→ The request: Begin with the first line below and retype each line exactly through the line containing "0.1, 1.0, 1.25];". Any pictures are to be left out.

→ Source excerpt:
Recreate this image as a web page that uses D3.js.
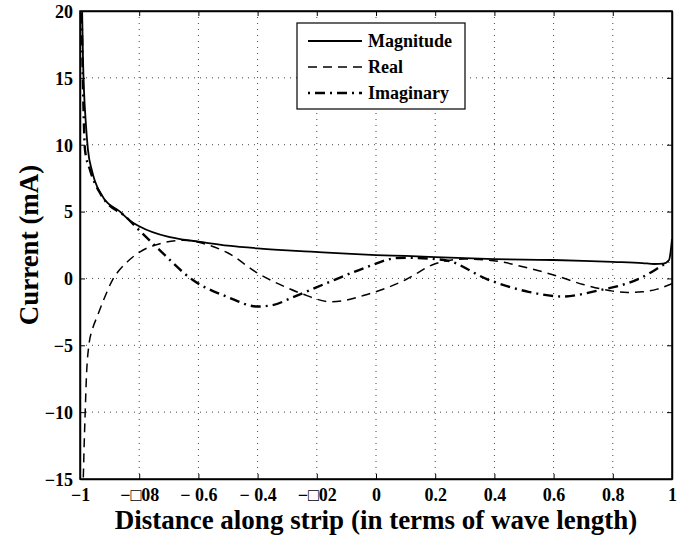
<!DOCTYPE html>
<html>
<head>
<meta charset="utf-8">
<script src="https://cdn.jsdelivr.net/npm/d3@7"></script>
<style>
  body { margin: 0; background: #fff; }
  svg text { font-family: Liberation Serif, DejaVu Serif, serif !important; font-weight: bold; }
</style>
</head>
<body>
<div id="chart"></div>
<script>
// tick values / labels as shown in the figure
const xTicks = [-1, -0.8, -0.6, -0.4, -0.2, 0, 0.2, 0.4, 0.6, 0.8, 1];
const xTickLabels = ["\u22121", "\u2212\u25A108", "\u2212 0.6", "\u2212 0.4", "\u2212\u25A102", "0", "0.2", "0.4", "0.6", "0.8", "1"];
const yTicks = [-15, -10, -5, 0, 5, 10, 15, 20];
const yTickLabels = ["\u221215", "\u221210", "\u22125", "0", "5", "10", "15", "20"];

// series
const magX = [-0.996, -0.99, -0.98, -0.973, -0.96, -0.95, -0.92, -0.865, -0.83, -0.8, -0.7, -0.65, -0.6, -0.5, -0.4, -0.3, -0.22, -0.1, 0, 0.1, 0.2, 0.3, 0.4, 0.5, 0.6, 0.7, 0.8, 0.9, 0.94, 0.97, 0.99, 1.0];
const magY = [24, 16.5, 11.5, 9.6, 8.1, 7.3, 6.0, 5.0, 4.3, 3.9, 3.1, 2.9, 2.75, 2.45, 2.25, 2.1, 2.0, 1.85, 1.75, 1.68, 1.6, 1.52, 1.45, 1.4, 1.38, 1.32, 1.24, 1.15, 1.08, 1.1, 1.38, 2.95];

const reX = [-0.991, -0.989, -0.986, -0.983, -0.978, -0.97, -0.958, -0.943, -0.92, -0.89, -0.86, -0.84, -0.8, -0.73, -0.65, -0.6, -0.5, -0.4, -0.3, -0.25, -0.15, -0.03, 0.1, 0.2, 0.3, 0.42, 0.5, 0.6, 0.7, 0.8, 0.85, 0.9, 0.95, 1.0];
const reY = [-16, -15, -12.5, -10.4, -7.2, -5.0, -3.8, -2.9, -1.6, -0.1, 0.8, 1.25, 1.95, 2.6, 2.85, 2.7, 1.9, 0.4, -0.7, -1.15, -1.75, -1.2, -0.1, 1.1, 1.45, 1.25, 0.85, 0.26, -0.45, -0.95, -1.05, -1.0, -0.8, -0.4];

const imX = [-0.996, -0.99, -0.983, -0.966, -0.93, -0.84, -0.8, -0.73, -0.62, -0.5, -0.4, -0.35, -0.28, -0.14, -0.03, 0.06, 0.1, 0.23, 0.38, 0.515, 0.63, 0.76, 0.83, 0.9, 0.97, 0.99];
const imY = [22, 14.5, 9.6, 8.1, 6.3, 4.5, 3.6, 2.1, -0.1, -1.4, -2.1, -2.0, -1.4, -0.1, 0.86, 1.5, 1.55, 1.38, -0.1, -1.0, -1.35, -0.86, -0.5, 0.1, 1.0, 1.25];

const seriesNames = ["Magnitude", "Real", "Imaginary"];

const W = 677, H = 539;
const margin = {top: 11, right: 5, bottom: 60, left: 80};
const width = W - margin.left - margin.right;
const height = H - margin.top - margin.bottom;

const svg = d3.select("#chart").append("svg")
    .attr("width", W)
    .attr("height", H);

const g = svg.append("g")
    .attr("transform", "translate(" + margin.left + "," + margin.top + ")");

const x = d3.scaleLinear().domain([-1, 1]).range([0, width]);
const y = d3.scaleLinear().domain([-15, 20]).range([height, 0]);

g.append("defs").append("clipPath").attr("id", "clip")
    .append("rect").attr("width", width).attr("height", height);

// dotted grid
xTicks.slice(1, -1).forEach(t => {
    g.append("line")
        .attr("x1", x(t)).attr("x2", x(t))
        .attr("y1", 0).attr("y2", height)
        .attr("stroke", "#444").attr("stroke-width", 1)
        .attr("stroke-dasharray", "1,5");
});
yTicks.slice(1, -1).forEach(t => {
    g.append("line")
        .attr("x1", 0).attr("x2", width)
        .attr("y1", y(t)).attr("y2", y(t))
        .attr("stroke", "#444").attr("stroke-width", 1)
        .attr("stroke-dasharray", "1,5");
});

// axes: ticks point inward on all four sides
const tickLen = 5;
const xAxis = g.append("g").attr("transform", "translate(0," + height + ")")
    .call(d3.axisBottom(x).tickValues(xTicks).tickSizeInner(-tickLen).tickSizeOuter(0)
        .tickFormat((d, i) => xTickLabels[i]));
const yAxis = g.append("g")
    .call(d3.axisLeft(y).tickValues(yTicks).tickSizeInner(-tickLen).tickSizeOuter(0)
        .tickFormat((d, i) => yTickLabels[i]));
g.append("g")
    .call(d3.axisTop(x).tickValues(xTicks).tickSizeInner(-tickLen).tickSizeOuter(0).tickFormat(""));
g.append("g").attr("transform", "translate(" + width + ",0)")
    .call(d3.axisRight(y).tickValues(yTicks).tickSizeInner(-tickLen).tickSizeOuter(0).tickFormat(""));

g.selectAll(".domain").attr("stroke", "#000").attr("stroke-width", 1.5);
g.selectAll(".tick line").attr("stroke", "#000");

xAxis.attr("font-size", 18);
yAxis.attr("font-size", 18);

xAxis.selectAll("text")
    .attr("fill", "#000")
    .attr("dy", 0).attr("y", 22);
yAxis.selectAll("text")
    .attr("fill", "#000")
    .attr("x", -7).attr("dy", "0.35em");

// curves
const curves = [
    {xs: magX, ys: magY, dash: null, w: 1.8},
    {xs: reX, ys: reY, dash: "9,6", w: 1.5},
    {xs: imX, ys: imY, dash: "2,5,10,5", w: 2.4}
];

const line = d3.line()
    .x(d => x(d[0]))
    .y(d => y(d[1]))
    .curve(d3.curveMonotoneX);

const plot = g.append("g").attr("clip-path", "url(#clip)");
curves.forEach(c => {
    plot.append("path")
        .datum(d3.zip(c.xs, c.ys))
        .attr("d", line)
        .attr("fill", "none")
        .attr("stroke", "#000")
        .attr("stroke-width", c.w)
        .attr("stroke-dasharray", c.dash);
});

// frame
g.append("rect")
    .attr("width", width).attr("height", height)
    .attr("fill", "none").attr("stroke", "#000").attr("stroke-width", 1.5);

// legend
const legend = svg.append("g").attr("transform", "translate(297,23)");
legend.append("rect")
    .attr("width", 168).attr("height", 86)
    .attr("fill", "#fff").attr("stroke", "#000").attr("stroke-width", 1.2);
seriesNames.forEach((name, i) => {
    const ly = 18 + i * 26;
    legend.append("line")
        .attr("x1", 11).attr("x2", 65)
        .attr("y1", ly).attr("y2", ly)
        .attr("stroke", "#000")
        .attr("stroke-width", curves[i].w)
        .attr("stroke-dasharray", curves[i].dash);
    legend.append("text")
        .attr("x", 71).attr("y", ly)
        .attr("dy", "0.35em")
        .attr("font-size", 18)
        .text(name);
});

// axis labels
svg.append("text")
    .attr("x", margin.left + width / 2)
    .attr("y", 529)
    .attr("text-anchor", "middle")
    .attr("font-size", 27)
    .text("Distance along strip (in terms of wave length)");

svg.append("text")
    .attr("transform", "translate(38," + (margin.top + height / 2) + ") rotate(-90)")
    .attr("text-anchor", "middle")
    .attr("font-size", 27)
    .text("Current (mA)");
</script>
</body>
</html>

→ Task solution:
Recreate this image as a web page that uses D3.js.
<!DOCTYPE html>
<html>
<head>
<meta charset="utf-8">
<script src="https://cdn.jsdelivr.net/npm/d3@7"></script>
<style>
  body { margin: 0; background: #fff; }
  svg text { font-family: Liberation Serif, DejaVu Serif, serif !important; font-weight: bold; }
</style>
</head>
<body>
<div id="chart"></div>
<script>
// tick values / labels as shown in the figure
const xTicks = [-1, -0.8, -0.6, -0.4, -0.2, 0, 0.2, 0.4, 0.6, 0.8, 1];
const xTickLabels = ["\u22121", "\u2212\u25A108", "\u2212 0.6", "\u2212 0.4", "\u2212\u25A102", "0", "0.2", "0.4", "0.6", "0.8", "1"];
const yTicks = [-15, -10, -5, 0, 5, 10, 15, 20];
const yTickLabels = ["\u221215", "\u221210", "\u22125", "0", "5", "10", "15", "20"];

// series
const magX = [-0.996, -0.99, -0.98, -0.973, -0.96, -0.95, -0.92, -0.865, -0.83, -0.8, -0.7, -0.65, -0.6, -0.5, -0.4, -0.3, -0.22, -0.1, 0, 0.1, 0.2, 0.3, 0.4, 0.5, 0.6, 0.7, 0.8, 0.9, 0.94, 0.97, 0.99, 1.0];
const magY = [24, 16.5, 11.5, 9.6, 8.1, 7.3, 6.0, 5.0, 4.3, 3.9, 3.1, 2.9, 2.75, 2.45, 2.25, 2.1, 2.0, 1.85, 1.75, 1.68, 1.6, 1.52, 1.45, 1.4, 1.38, 1.32, 1.24, 1.15, 1.08, 1.1, 1.38, 2.95];

const reX = [-0.991, -0.989, -0.986, -0.983, -0.978, -0.97, -0.958, -0.943, -0.92, -0.89, -0.86, -0.84, -0.8, -0.73, -0.65, -0.6, -0.5, -0.4, -0.3, -0.25, -0.15, -0.03, 0.1, 0.2, 0.3, 0.42, 0.5, 0.6, 0.7, 0.8, 0.85, 0.9, 0.95, 1.0];
const reY = [-16, -15, -12.5, -10.4, -7.2, -5.0, -3.8, -2.9, -1.6, -0.1, 0.8, 1.25, 1.95, 2.6, 2.85, 2.7, 1.9, 0.4, -0.7, -1.15, -1.75, -1.2, -0.1, 1.1, 1.45, 1.25, 0.85, 0.26, -0.45, -0.95, -1.05, -1.0, -0.8, -0.4];

const imX = [-0.996, -0.99, -0.983, -0.966, -0.93, -0.84, -0.8, -0.73, -0.62, -0.5, -0.4, -0.35, -0.28, -0.14, -0.03, 0.06, 0.1, 0.23, 0.38, 0.515, 0.63, 0.76, 0.83, 0.9, 0.97, 0.99];
const imY = [22, 14.5, 9.6, 8.1, 6.3, 4.5, 3.6, 2.1, -0.1, -1.4, -2.1, -2.0, -1.4, -0.1, 0.86, 1.5, 1.55, 1.38, -0.1, -1.0, -1.35, -0.86, -0.5, 0.1, 1.0, 1.25];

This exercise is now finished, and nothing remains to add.